● Exercise brief:
Repeat only the lines below that run from the line with "Recreate this image" to the line with "0.8, 0.48, 0.48];", ends included; skip every picture.

● Source material:

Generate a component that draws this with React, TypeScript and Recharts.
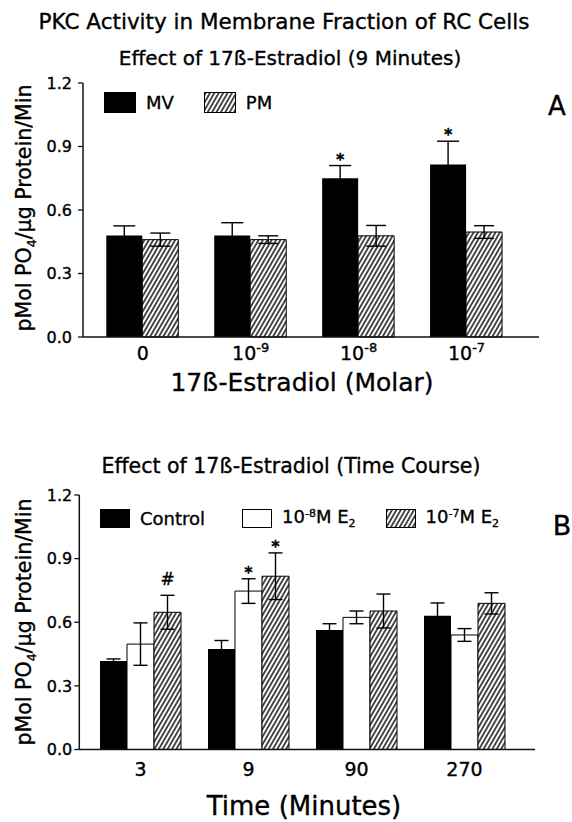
---
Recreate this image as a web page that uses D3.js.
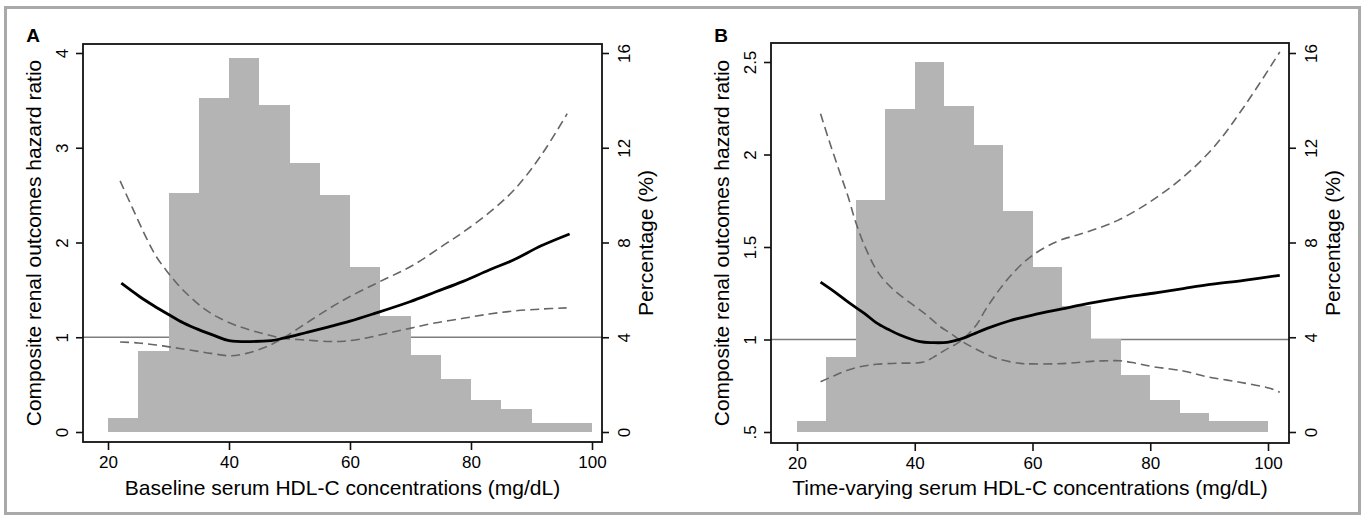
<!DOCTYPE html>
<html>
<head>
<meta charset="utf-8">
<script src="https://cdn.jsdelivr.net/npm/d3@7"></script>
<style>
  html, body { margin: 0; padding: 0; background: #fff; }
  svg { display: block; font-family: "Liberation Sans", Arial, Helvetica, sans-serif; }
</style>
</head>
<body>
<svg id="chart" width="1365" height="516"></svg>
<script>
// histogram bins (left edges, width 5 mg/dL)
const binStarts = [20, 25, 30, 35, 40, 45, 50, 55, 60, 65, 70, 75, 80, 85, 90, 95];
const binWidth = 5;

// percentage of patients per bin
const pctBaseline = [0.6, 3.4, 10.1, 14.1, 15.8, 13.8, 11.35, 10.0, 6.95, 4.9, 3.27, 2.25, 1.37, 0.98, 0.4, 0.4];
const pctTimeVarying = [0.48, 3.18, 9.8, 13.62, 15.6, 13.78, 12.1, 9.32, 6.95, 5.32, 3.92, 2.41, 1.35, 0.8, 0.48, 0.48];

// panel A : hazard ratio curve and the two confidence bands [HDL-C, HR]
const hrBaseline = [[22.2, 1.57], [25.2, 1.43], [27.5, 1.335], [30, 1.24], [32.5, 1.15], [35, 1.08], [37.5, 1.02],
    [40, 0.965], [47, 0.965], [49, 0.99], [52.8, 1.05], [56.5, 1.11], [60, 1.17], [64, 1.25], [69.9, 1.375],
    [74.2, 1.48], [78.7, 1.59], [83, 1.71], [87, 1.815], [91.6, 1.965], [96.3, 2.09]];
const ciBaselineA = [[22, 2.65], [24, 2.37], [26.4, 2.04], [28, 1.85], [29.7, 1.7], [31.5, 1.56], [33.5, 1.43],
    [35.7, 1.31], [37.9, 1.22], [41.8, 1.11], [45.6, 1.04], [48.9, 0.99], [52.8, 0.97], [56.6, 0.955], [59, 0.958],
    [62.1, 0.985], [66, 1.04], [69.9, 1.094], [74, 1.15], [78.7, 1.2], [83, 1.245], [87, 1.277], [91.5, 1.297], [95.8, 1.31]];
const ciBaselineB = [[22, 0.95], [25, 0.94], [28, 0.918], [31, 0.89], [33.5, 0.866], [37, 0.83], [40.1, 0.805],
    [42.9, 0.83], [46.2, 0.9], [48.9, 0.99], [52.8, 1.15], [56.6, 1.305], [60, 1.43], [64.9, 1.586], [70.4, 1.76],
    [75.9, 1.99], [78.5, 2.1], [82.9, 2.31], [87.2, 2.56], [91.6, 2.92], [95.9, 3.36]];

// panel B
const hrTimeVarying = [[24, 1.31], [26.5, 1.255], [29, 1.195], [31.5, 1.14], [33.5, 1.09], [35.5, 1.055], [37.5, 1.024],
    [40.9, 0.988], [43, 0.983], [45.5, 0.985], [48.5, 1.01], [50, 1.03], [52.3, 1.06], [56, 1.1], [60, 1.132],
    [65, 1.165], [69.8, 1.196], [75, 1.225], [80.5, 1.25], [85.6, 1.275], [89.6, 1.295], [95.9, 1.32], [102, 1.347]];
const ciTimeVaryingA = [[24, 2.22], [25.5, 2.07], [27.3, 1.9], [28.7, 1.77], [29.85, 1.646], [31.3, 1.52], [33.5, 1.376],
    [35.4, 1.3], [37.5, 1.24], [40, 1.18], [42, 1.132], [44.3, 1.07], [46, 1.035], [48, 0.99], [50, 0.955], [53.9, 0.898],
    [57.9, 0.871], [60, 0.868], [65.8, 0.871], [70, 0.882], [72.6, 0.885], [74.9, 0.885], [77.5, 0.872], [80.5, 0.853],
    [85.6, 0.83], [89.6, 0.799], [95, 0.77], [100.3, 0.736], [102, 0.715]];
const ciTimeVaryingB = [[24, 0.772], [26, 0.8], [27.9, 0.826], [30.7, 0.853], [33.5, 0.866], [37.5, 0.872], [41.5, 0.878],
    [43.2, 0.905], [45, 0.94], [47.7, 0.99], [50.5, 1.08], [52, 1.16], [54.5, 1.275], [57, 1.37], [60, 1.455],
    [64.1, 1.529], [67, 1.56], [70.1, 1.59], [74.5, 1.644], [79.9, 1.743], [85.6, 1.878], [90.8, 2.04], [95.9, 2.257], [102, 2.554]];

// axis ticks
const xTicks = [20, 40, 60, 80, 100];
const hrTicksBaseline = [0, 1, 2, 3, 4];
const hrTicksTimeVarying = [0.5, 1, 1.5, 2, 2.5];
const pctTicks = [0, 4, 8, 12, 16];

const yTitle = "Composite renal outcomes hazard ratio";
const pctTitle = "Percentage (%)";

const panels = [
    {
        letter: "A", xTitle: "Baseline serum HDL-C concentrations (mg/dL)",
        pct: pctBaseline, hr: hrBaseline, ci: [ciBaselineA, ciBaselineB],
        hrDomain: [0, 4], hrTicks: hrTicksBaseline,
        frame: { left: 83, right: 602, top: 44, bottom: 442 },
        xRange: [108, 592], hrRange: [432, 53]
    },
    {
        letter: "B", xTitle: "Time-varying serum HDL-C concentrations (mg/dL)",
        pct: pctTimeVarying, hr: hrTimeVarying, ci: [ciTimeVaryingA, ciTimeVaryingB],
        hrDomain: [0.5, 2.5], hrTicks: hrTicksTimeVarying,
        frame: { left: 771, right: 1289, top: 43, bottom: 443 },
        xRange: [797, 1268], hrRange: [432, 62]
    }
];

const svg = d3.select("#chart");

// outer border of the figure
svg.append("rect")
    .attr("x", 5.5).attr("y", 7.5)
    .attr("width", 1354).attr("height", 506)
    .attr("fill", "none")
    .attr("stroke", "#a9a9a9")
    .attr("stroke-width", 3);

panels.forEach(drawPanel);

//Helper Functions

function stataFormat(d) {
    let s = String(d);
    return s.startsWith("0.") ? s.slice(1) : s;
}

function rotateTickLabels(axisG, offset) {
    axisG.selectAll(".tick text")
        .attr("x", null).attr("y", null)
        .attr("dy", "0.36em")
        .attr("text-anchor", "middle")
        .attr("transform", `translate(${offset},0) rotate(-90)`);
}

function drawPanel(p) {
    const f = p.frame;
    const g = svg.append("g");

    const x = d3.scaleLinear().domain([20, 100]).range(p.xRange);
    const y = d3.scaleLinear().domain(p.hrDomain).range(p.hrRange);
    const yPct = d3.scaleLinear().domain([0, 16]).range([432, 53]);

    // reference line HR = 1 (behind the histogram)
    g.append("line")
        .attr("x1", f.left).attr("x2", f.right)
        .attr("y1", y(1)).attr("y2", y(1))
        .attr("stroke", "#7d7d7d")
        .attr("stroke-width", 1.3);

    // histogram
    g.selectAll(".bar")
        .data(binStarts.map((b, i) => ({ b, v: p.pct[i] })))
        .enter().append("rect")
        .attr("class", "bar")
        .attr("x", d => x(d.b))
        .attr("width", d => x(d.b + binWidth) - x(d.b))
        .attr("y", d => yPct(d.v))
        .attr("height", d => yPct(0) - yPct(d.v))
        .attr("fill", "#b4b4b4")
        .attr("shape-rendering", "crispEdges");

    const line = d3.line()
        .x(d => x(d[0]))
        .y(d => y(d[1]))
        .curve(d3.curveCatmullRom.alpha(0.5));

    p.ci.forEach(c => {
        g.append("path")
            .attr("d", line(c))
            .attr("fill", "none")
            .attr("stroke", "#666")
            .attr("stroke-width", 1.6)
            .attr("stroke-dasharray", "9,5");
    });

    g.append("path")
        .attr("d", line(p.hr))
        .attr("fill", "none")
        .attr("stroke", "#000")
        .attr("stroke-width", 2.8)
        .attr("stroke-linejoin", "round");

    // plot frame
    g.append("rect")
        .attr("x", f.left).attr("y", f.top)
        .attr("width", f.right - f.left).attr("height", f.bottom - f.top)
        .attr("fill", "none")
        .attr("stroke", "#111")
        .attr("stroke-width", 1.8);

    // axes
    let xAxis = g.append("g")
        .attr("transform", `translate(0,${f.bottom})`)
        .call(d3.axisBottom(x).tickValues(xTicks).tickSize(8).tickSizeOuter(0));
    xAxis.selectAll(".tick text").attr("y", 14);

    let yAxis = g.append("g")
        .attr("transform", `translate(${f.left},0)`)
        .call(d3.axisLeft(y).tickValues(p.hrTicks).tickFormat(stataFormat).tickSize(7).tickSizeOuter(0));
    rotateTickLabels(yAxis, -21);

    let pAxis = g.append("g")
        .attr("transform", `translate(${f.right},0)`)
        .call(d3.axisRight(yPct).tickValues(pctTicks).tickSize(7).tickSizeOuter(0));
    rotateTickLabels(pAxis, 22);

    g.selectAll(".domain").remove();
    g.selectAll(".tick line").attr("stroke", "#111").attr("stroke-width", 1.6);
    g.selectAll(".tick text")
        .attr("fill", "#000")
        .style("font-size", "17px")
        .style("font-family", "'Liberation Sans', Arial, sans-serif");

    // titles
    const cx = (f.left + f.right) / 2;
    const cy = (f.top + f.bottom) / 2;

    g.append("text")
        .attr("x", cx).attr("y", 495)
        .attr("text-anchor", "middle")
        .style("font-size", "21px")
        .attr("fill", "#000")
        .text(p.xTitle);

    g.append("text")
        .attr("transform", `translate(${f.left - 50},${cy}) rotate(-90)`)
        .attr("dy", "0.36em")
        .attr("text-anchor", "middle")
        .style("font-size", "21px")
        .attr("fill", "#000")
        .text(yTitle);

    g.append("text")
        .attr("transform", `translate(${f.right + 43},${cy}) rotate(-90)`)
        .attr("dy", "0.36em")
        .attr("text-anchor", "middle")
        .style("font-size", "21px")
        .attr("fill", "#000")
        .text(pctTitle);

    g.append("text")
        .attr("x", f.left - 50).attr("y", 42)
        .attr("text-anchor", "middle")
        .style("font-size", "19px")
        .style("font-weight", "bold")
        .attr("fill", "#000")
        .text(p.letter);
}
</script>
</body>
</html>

● Solution to the exercise:
Recreate this image as a web page that uses D3.js.
<!DOCTYPE html>
<html>
<head>
<meta charset="utf-8">
<script src="https://cdn.jsdelivr.net/npm/d3@7"></script>
<style>
  html, body { margin: 0; padding: 0; background: #fff; }
  svg { display: block; font-family: "Liberation Sans", Arial, Helvetica, sans-serif; }
</style>
</head>
<body>
<svg id="chart" width="1365" height="516"></svg>
<script>
// histogram bins (left edges, width 5 mg/dL)
const binStarts = [20, 25, 30, 35, 40, 45, 50, 55, 60, 65, 70, 75, 80, 85, 90, 95];
const binWidth = 5;

// percentage of patients per bin
const pctBaseline = [0.6, 3.4, 10.1, 14.1, 15.8, 13.8, 11.35, 10.0, 6.95, 4.9, 3.27, 2.25, 1.37, 0.98, 0.4, 0.4];
const pctTimeVarying = [0.48, 3.18, 9.8, 13.62, 15.6, 13.78, 12.1, 9.32, 6.95, 5.32, 3.92, 2.41, 1.35, 0.8, 0.48, 0.48];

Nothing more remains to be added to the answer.